Saturday 6 November 2010

Easier for them


Sometimes I wish I was a guy! I know it's such a weird thing to say, especially because I'm always telling guys that it's such a great thing to be a girl! But in some things lately I think they have it so much easier, it started with me dressing up as a guy for a Halloween party in our uni..I know what your thinking "what's so weird about that?" it's very out of character for me,  I'm the really quiet kind of girly girl who would come as a princess or something along those lines....but I took the plunge and went as a gangster. Here is the reasons why I think they have it easier;
1. They get to wear whatever, look like complete sh**t and it'll all be okay, a girl does the same and gets asked "are you okay? you don't look so good today" 
2. Complete and utter freedom, the amount of things I have wanted to do...and just been told I can't cause I'm a girl and it's not safe. 

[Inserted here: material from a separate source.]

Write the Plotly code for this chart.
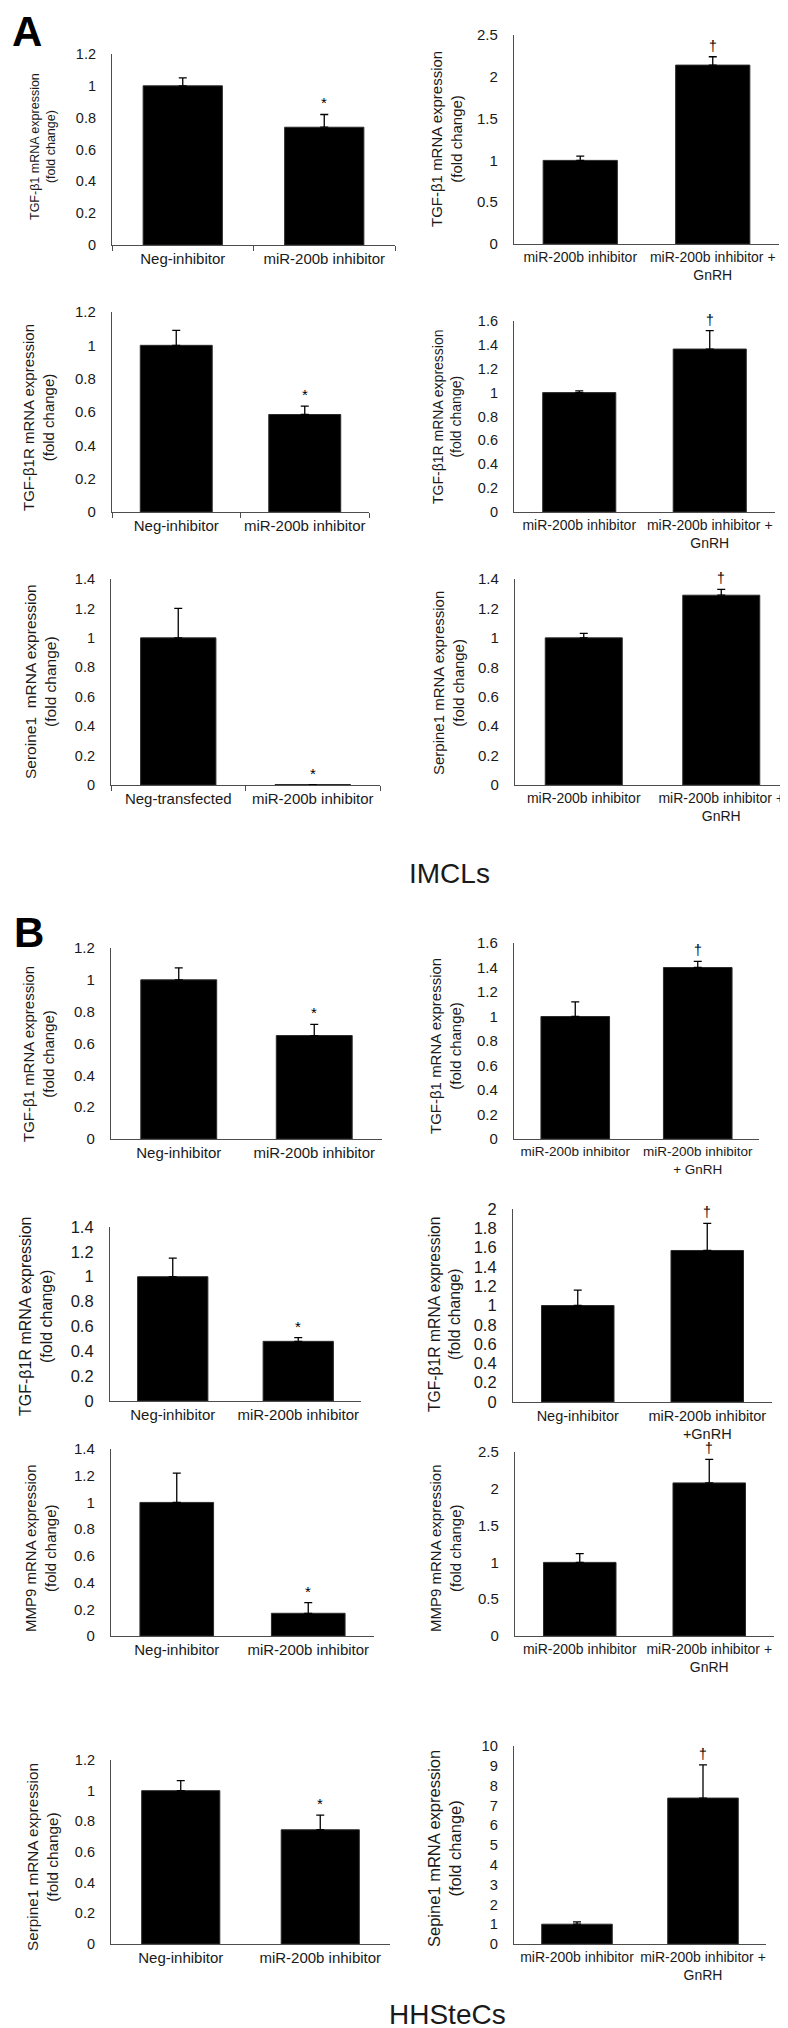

        So this is part of the reason that made me start to write this blog, I want to have that freedom, I want to be able to say what I think. I know for most people the easier solution  would just be to open up their mouth and just say what they think, but for me it's a lot harder. It's not in my nature, whatever opinions or thoughts I have I usually keep to myself, but I do have an opinion and I do want to my voice to be heard. So I'm taking it a step at a time, first step is this blog! 
   I am the aspiring Leonardo da Vinci.I greatly admire da Vinci, he was able to do all the things he loved and make a living out of it, I know that I will never be comparable to him but I will strive for it anyway. I want to be able to put all the things that I love together my love for art, writing and science/medicine. I'm not always sure of what I want, especially of what I want to do with the rest of my life, but on the way to figuring it out I'm doing medicine for the mean time and see where it takes me!